The Pew Project for Excellence in Journalism study found that in covering
the Iraq war last year, 73% of Fox stories included opinion from anchors and
reporters, compared with 29% on MSNBC and just 2% on CNN. But Ailes dismissed
Pew as a "liberal lobbying organization." He said, "Most polls today are not
taken to provide information to the public but to get press for the organization
taking the polls. I took a poll of Pew, and 98% of my organization found that
they were biased." The crowd of 300 roared.

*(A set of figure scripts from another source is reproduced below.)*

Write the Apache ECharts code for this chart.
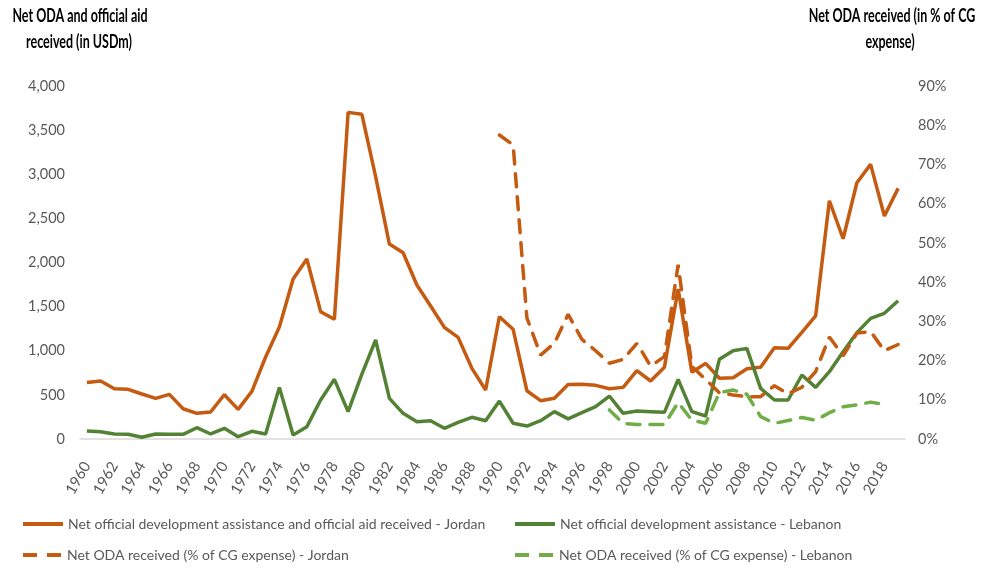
<!DOCTYPE html>
<html>
<head>
<meta charset="utf-8">
<script src="https://cdn.jsdelivr.net/npm/echarts@6/dist/echarts.min.js"></script>
<style>
  html, body { margin: 0; padding: 0; background: #fff; }
  #chart { width: 988px; height: 569px; }
</style>
</head>
<body>
<div id="chart"></div>
<script>
const FONT = "Lato, 'Liberation Sans', sans-serif";

const years = [];
for (let y = 1960; y <= 2019; y++) years.push(String(y));

// USDm, left axis
const jordanOda = [
  640, 657, 570, 563, 510, 461, 506, 343, 291, 306,
  502, 336, 540, 929, 1270, 1813, 2040, 1443, 1356, 3701,
  3679, 2972, 2209, 2110, 1745, 1507, 1265, 1152, 801, 555,
  1386, 1243, 547, 434, 461, 618, 620, 608, 570, 585,
  774, 657, 812, 1700, 756, 857, 688, 695, 797, 812,
  1035, 1027, 1209, 1394, 2700, 2269, 2904, 3112, 2527, 2840
];
const lebanonOda = [
  91, 83, 57, 53, 20, 57, 53, 53, 128, 57,
  121, 26, 87, 57, 585, 45, 140, 442, 676, 310,
  736, 1122, 461, 291, 196, 207, 121, 189, 246, 207,
  430, 178, 147, 207, 310, 228, 298, 366, 487, 291,
  317, 310, 302, 676, 310, 261, 903, 1001, 1027, 574,
  442, 442, 725, 585, 763, 989, 1205, 1367, 1424, 1567
];
// % of CG expense, right axis
const jordanPct = [
  null, null, null, null, null, null, null, null, null, null,
  null, null, null, null, null, null, null, null, null, null,
  null, null, null, null, null, null, null, null, null, null,
  77.5, 75, 30.9, 21.4, 24.4, 31.8, 25.4, 22.5, 19.3, 20.3,
  24.4, 18.6, 21, 44.4, 18.5, 15.2, 11.8, 11.2, 10.8, 10.8,
  13.6, 11.5, 13.2, 17.2, 26, 21.2, 27, 27.4, 22.5, 24.1
];
const lebanonPct = [
  null, null, null, null, null, null, null, null, null, null,
  null, null, null, null, null, null, null, null, null, null,
  null, null, null, null, null, null, null, null, null, null,
  null, null, null, null, null, null, null, null, 7.4, 4.0,
  3.7, 3.7, 3.7, 9.3, 4.8, 4.0, 11.8, 12.5, 11.4, 5.7,
  4.0, 4.7, 5.5, 4.8, 6.7, 8.2, 8.7, 9.4, 8.8, null
];

const names = [
  'Net official development assistance and official aid received - Jordan',
  'Net official development assistance - Lebanon',
  'Net ODA received (% of CG expense) - Jordan',
  'Net ODA received (% of CG expense) - Lebanon'
];
const leftTitle = ['Net ODA and official aid', 'received (in USDm)'];
const rightTitle = ['Net ODA received (in % of CG', 'expense)'];

const ORANGE = '#C55A11';
const GREEN = '#548235';
const LIGHT_GREEN = '#70AD47';

const SOLID_ICON = 'path://M0,0h40v4h-40z';
const DASH_ICON = 'path://M0,0h14v4h-14zM24,0h14v4h-14z';

const chart = echarts.init(document.getElementById('chart'));

function legendAt(name, icon, left, top) {
  return {
    data: [{ name: name, icon: icon }],
    left: left,
    top: top,
    itemWidth: 40,
    itemHeight: 4,
    textStyle: { fontFamily: FONT, fontSize: 14, color: '#595959' },
    selectedMode: false
  };
}

// stretched bold header lines, like the tall narrow text of the original
function header(text, x, y) {
  return {
    type: 'text', x: x, y: y, scaleY: 1.5,
    style: {
      text: text, font: 'bold 12.5px ' + FONT, fill: '#000',
      align: 'center', verticalAlign: 'middle'
    }
  };
}

const axisLabel = { fontFamily: FONT, fontSize: 14.5, color: '#595959' };

chart.setOption({
  animation: false,
  textStyle: { fontFamily: FONT },
  grid: { left: 80, right: 83, top: 86, bottom: 130 },
  graphic: [
    header(leftTitle[0], 80, 16),
    header(leftTitle[1], 79, 42),
    header(rightTitle[0], 892, 16),
    header(rightTitle[1], 890, 42)
  ],
  legend: [
    legendAt(names[0], SOLID_ICON, 18, 512),
    legendAt(names[1], SOLID_ICON, 510, 512),
    legendAt(names[2], DASH_ICON, 18, 543),
    legendAt(names[3], DASH_ICON, 510, 543)
  ],
  xAxis: {
    type: 'category',
    data: years,
    boundaryGap: true,
    axisTick: { show: false },
    axisLine: { lineStyle: { color: '#d9d9d9', width: 1.5 } },
    axisLabel: { ...axisLabel, fontSize: 15, interval: 1, rotate: 60, margin: 24 }
  },
  yAxis: [
    {
      type: 'value', min: 0, max: 4000, interval: 500,
      splitLine: { show: false },
      axisLine: { show: false },
      axisLabel: {
        ...axisLabel, margin: 15,
        formatter: (v) => v.toLocaleString('en-US')
      }
    },
    {
      type: 'value', min: 0, max: 90, interval: 10,
      splitLine: { show: false },
      axisLine: { show: false },
      axisLabel: { ...axisLabel, margin: 13, formatter: '{value}%' }
    }
  ],
  series: [
    {
      name: names[0], type: 'line', yAxisIndex: 0, data: jordanOda,
      symbol: 'none', lineStyle: { color: ORANGE, width: 3.5 },
      itemStyle: { color: ORANGE }
    },
    {
      name: names[1], type: 'line', yAxisIndex: 0, data: lebanonOda,
      symbol: 'none', lineStyle: { color: GREEN, width: 3.5 },
      itemStyle: { color: GREEN }
    },
    {
      name: names[2], type: 'line', yAxisIndex: 1, data: jordanPct,
      symbol: 'none',
      lineStyle: { color: ORANGE, width: 3.5, type: [13, 10], cap: 'round' },
      itemStyle: { color: ORANGE }
    },
    {
      name: names[3], type: 'line', yAxisIndex: 1, data: lebanonPct,
      symbol: 'none',
      lineStyle: { color: LIGHT_GREEN, width: 3.5, type: [13, 10], cap: 'round' },
      itemStyle: { color: LIGHT_GREEN }
    }
  ]
});
</script>
</body>
</html>
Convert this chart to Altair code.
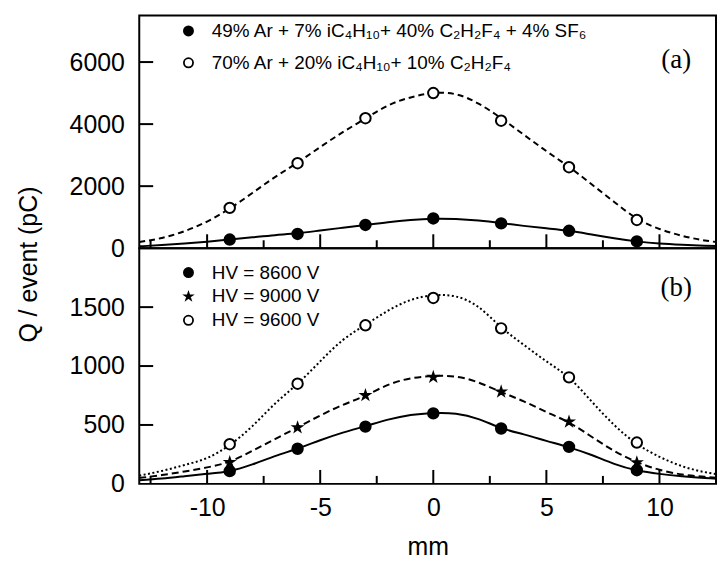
import altair as alt
import pandas as pd

# ---------------- data ----------------
x_curve = list(range(-13, 14))
a_solid = [60, 100, 150, 210, 280, 350, 420, 480, 570, 660, 750, 840, 910, 950, 940, 890, 810, 720, 640, 560, 440, 320, 220, 150, 110, 80, 60]
a_dashed = [200, 330, 550, 860, 1280, 1780, 2290, 2760, 3260, 3740, 4180, 4600, 4860, 5000, 4960, 4660, 4190, 3660, 3130, 2620, 2060, 1490, 960, 620, 400, 250, 160]

b_solid = [30, 45, 65, 85, 110, 165, 235, 300, 370, 435, 490, 545, 585, 600, 595, 550, 475, 420, 365, 310, 245, 170, 115, 85, 65, 50, 40]
b_dashed = [50, 75, 105, 140, 190, 280, 380, 480, 580, 670, 750, 840, 895, 915, 910, 860, 780, 700, 610, 520, 400, 280, 185, 120, 80, 60, 45]
b_dotted = [70, 110, 160, 220, 330, 490, 680, 850, 1040, 1220, 1350, 1470, 1560, 1600, 1590, 1500, 1330, 1180, 1040, 900, 700, 500, 340, 230, 150, 100, 70]

x_points = [-9, -6, -3, 0, 3, 6, 9]
a_labels = ["49% Ar + 7% iC₄H₁₀+ 40% C₂H₂F₄ + 4% SF₆", "70% Ar + 20% iC₄H₁₀+ 10% C₂H₂F₄"]
a_filled_pts = [280, 460, 750, 960, 800, 560, 220]
a_open_pts = [1300, 2740, 4190, 5000, 4110, 2610, 910]

b_labels = ["HV = 8600 V", "HV = 9000 V", "HV = 9600 V"]
b_8600_pts = [108, 298, 486, 598, 470, 314, 116]
b_9000_pts = [183, 478, 752, 906, 782, 527, 181]
b_9600_pts = [337, 850, 1346, 1578, 1320, 904, 351]

x_label_values = [-10, -5, 0, 5, 10]
x_major_ticks = [-10, -5, 0, 5, 10]
x_minor_ticks = [-12.5, -7.5, -2.5, 2.5, 7.5]
a_y_labels = [0, 2000, 4000, 6000]
a_y_ticks = [2000, 4000, 6000]
b_y_labels = [0, 500, 1000, 1500]
b_y_ticks = [500, 1000, 1500]

# ---------------- layout ----------------
W = 580
HA = 234
HB = 237
XDOM = [-13, 12.5]
FONT = "Liberation Sans"
STAR = "M0,-0.8L0.18,-0.247L0.761,-0.247L0.29,0.094L0.47,0.647L0,0.306L-0.47,0.647L-0.29,0.094L-0.761,-0.247L-0.18,-0.247Z"


def x_enc(show):
    if show:
        ax = alt.Axis(values=x_label_values, ticks=False, tickSize=0, domain=False, grid=False,
                      labelFont=FONT, labelFontSize=25, labelColor="black", labelPadding=12,
                      labelExpr="'' + datum.value", labelFlush=False,
                      title="mm", titleFont=FONT, titleFontSize=25, titleFontWeight="normal",
                      titleColor="black", titleY=71, titleBaseline="alphabetic")
    else:
        ax = None
    return alt.X("x:Q", scale=alt.Scale(domain=XDOM, nice=False, zero=False), axis=ax)


def y_enc(ydom, labels, title):
    kw = dict(values=labels, ticks=False, tickSize=0, domain=False, grid=False,
              labelFont=FONT, labelFontSize=25, labelColor="black", labelPadding=15,
              labelFlush=False, labelOverlap=False, labelExpr="'' + datum.value")
    if title:
        kw.update(title=title, titleFont=FONT, titleFontSize=25, titleFontWeight="normal",
                  titleColor="black", titleX=-111, titleY=250, titleBaseline="middle")
    else:
        kw.update(title=None)
    return alt.Y("y:Q", scale=alt.Scale(domain=ydom, nice=False, zero=False), axis=alt.Axis(**kw))


def panel(curves, pts, labels, shapes, fills, y_ticks, y_labels, ydom, H, show_x, tag,
          tag_y, leg_y, row_pad, title):
    X = x_enc(show_x)
    Y = y_enc(ydom, y_labels, title)
    layers = []
    for vals, dash in curves:
        df = pd.DataFrame({"x": x_curve, "y": vals})
        mk = dict(color="black", strokeWidth=2, clip=True, interpolate="natural")
        if dash:
            mk["strokeDash"] = dash
        layers.append(alt.Chart(df).mark_line(**mk).encode(x=X, y=Y))
    rows = []
    for lab, vals in zip(labels, pts):
        for xv, yv in zip(x_points, vals):
            rows.append({"x": xv, "y": yv, "series": lab})
    pdf = pd.DataFrame(rows)
    leg = dict(title=None, orient="none", legendX=40, legendY=leg_y, padding=0,
               labelFont=FONT, labelFontSize=19, labelColor="black", labelOffset=14,
               symbolSize=85, symbolStrokeColor="black", symbolStrokeWidth=1.8,
               rowPadding=row_pad, labelLimit=600)
    layers.append(
        alt.Chart(pdf).mark_point(filled=True, size=110, strokeWidth=2, opacity=1)
        .encode(x=X, y=Y,
                shape=alt.Shape("series:N", scale=alt.Scale(domain=labels, range=shapes),
                                legend=alt.Legend(**leg)),
                fill=alt.Fill("series:N", scale=alt.Scale(domain=labels, range=fills),
                              legend=alt.Legend(**leg)),
                stroke=alt.Stroke("series:N", scale=alt.Scale(domain=labels, range=["black"] * len(labels)),
                                  legend=alt.Legend(**leg)))
    )
    # inward ticks
    layers.append(alt.Chart(pd.DataFrame({"x": x_major_ticks})).mark_rule(color="black", strokeWidth=2)
                  .encode(x=X, y=alt.value(H), y2=alt.value(H - 14)))
    layers.append(alt.Chart(pd.DataFrame({"x": x_minor_ticks})).mark_rule(color="black", strokeWidth=2)
                  .encode(x=X, y=alt.value(H), y2=alt.value(H - 8)))
    layers.append(alt.Chart(pd.DataFrame({"y": y_ticks})).mark_rule(color="black", strokeWidth=2)
                  .encode(y=Y, x=alt.value(0), x2=alt.value(14)))
    layers.append(alt.Chart(pd.DataFrame({"t": [tag]}))
                  .mark_text(font="Liberation Serif", fontSize=27, color="black",
                             x=540, y=tag_y, align="center", baseline="middle")
                  .encode(text="t:N"))
    return (alt.layer(*layers)
            .resolve_scale(shape="independent", fill="independent", stroke="independent")
            .properties(width=W, height=H))


top = panel([(a_solid, None), (a_dashed, [6, 4])], [a_filled_pts, a_open_pts], a_labels,
            ["circle", "circle"], ["black", "white"], a_y_ticks, a_y_labels, [0, 7500], HA,
            False, "(a)", 45, 6, 12, "Q / event (pC)")
bottom = panel([(b_solid, None), (b_dashed, [7, 4]), (b_dotted, [2, 2.5])],
               [b_8600_pts, b_9000_pts, b_9600_pts], b_labels,
               ["circle", STAR, "circle"], ["black", "black", "white"], b_y_ticks, b_y_labels,
               [0, 2000], HB, True, "(b)", 40, 15, 4, None)

chart = (
    alt.vconcat(top, bottom, spacing=0, bounds="flush")
    .resolve_scale(x="independent", y="independent", shape="independent", fill="independent",
                   stroke="independent")
    .resolve_legend(shape="independent", fill="independent", stroke="independent")
    .properties(padding={"left": 8, "top": 5, "right": 0, "bottom": 0}, background="white")
    .configure_view(stroke="black", strokeWidth=2)
)

chart.save("out.html", embed_options={"renderer": "svg", "actions": False})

(In response, Project director Tom Rosenstiel said the study "was not a
poll. It was a content analysis designed by a four-university research team and
executed at the University of Alabama." One plus for Fox, he said, was that
researchers found Fox News stories were more forthcoming about sourcing than
their cable rivals.)


I am very suspicious of the 2% figure for CNN. Anyone who has ever sat through a Christiane Amanpour report must wonder how that can possibly be.

My favorite Ailes quotes:


Ailes said Fox News has no agenda. His charge to his reporters and anchors
is simple: "If you make a mistake, get on the air as fast as you can and admit
it. ... Do your homework. Make sure you reach out to a point of view you don't
agree with to be sure you have some balance in your piece, because journalists,
despite the public perception, are not empty-headed fools. They actually come to
the job with some ideas and biases."

When Auletta asked him whether the media have a "conscious bias," Ailes
said: "I don't know whether it's conscious or not. I think people who are biased
to the left and right are by and large honest people who bring their life
experience to whatever their beliefs are. I don't think there's some conspiracy
of bias to the left, but I do think that New York and Los Angeles have different
views than many people that I know from other parts of the country."
Now, I try hard to be open-minded and to keep my own biases from blinding me to the truth. But when I read something like that, I simply want to stand up and cheer!


1 Comments:

Anonymous Anonymous said...

Pew is one of the Left Eight, the big liberal foundations that fund much of the left's more radical, family-harming, America-bashing efforts. They will clock themselves in scientific objectivity (as if such a thing exists in today's funding-driven scientific community), but they are not. Even content analyses can be cooked.